Mad-minute-addition builds the automatic recall your child needs to think confidently about math. At ages 6-7, students are developing working memory and processing speed—two skills that directly affect their ability to solve more complex problems later. When addition facts become automatic (like knowing 3+2=5 without counting on fingers), your child's brain frees up space to focus on strategy and problem-solving rather than calculation. This speed and accuracy also boost confidence during group math time at school, reducing math anxiety before it starts. Regular timed practice trains the brain to retrieve number facts quickly, similar to how repeated exposure helps a child learn sight words in reading. These foundation skills in fluency make second-grade addition and subtraction with larger numbers feel manageable rather than overwhelming.
The most frequent error at this level is counting on fingers rather than recalling facts automatically, which slows responses and sometimes leads to off-by-one mistakes. You'll also notice students pausing before answering 7+2 or 6+3 even though they may know the answer—hesitation signals they're still constructing the answer rather than retrieving it. Another common pattern is reversing direction: a child who confidently says 2+7=9 may still pause on 7+2, not yet understanding that addition order doesn't change the result. Watch for whether your child rushes and guesses (which feels fast but builds wrong patterns) versus whether they're slower but accurate.
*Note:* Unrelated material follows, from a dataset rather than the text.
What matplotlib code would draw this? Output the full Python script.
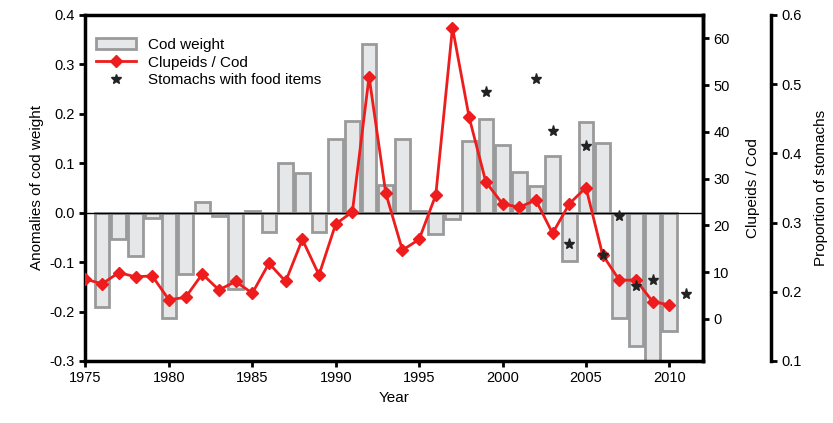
import matplotlib
matplotlib.use("Agg")
import matplotlib.pyplot as plt
from matplotlib.patches import Patch
from matplotlib.lines import Line2D
from matplotlib.ticker import FormatStrFormatter

plt.rcParams['font.family'] = ['Liberation Sans', 'DejaVu Sans']

bar_years = list(range(1976, 2011))
cod_weight = [-0.19, -0.053, -0.088, -0.01, -0.214, -0.125, 0.022, -0.007, -0.155, 0.004,
              -0.04, 0.101, 0.08, -0.04, 0.15, 0.186, 0.341, 0.057, 0.15, 0.003,
              -0.044, -0.013, 0.145, 0.19, 0.137, 0.082, 0.053, 0.115, -0.098, 0.184,
              0.14, -0.214, -0.27, -0.30, -0.24]

line_years = list(range(1975, 2011))
clupeids_cod = [8.5, 7.5, 9.9, 9.0, 9.2, 4.1, 4.6, 9.6, 6.2, 8.0,
                5.5, 11.9, 8.0, 17.0, 9.4, 20.3, 22.9, 51.8, 26.9, 14.7,
                17.0, 26.5, 62.3, 43.1, 29.3, 24.6, 23.9, 25.4, 18.3, 24.6,
                28.1, 13.7, 8.3, 8.3, 3.7, 3.0]

star_years = [1999, 2002, 2003, 2004, 2005, 2006, 2007, 2008, 2009, 2011]
stomachs = [0.489, 0.507, 0.432, 0.269, 0.411, 0.253, 0.310, 0.208, 0.217, 0.197]

fig = plt.figure(figsize=(8.33, 4.23), dpi=100)
ax = fig.add_axes([0.1026, 0.1466, 0.741, 0.818])

ax.bar(bar_years, cod_weight, width=0.88, color='#e6e7e9', edgecolor='#9a9a9a', linewidth=2, zorder=2)
ax.axhline(0, color='black', lw=1, zorder=3)
ax.set_xlim(1975, 2012)
ax.set_ylim(-0.3, 0.4)
ax.set_xticks(range(1975, 2011, 5))
ax.set_yticks([-0.3, -0.2, -0.1, 0.0, 0.1, 0.2, 0.3, 0.4])
ax.yaxis.set_major_formatter(FormatStrFormatter('%.1f'))
ax.set_xlabel('Year', fontsize=11)
ax.set_ylabel('Anomalies of cod weight', fontsize=11, labelpad=4)

ax2 = ax.twinx()
ax2.plot(line_years, clupeids_cod, color='#ee1c1c', lw=2, marker='D', markersize=6, zorder=5)
ax2.set_ylim(-9, 65)
ax2.set_yticks([0, 10, 20, 30, 40, 50, 60])
ax2.set_ylabel('Clupeids / Cod', fontsize=11)
ax2.yaxis.set_label_coords(1.07, 0.5)

ax3 = ax.twinx()
ax3.plot(star_years, stomachs, linestyle='none', marker='*', color='#222222', markersize=8, zorder=6)
ax3.set_ylim(0.1, 0.6)
ax3.set_yticks([0.1, 0.2, 0.3, 0.4, 0.5, 0.6])
ax3.yaxis.set_major_formatter(FormatStrFormatter('%.1f'))
ax3.spines['right'].set_position(('outward', 49))
for s in ['left', 'top', 'bottom']:
    ax3.spines[s].set_visible(False)
ax3.set_ylabel('Proportion of stomachs', fontsize=11)
ax3.yaxis.set_label_coords(1.181, 0.5)

for a in (ax, ax2, ax3):
    for s in a.spines.values():
        s.set_linewidth(2.5)
    a.tick_params(width=2, length=4, labelsize=10.5, direction='out')
ax2.spines['left'].set_visible(False)
ax2.spines['top'].set_visible(False)
ax2.spines['bottom'].set_visible(False)

handles = [Patch(facecolor='#e6e7e9', edgecolor='#9a9a9a', linewidth=2),
           Line2D([], [], color='#ee1c1c', lw=2, marker='D', markersize=6),
           Line2D([], [], linestyle='none', marker='*', color='#222222', markersize=7)]
labels = ['Cod weight', 'Clupeids / Cod', 'Stomachs with food items']
leg = ax3.legend(handles, labels, loc='upper left', bbox_to_anchor=(0.0, 0.965), frameon=False,
                 fontsize=11, handlelength=2.6, labelspacing=0.25, borderaxespad=0.3)

fig.savefig('out.png', dpi=100)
Play a grocery store game at home where you and your child take turns being cashier. You say a price like 'That toy costs 4 dollars, and this book costs 3 dollars. How much altogether?' Let your child answer without counting on fingers, and celebrate quick, confident answers. Do this for 2-3 minutes during snack time a few times a week—the real-world context and natural repetition reinforce fact fluency without feeling like a worksheet drill, and your child sees why fast addition matters.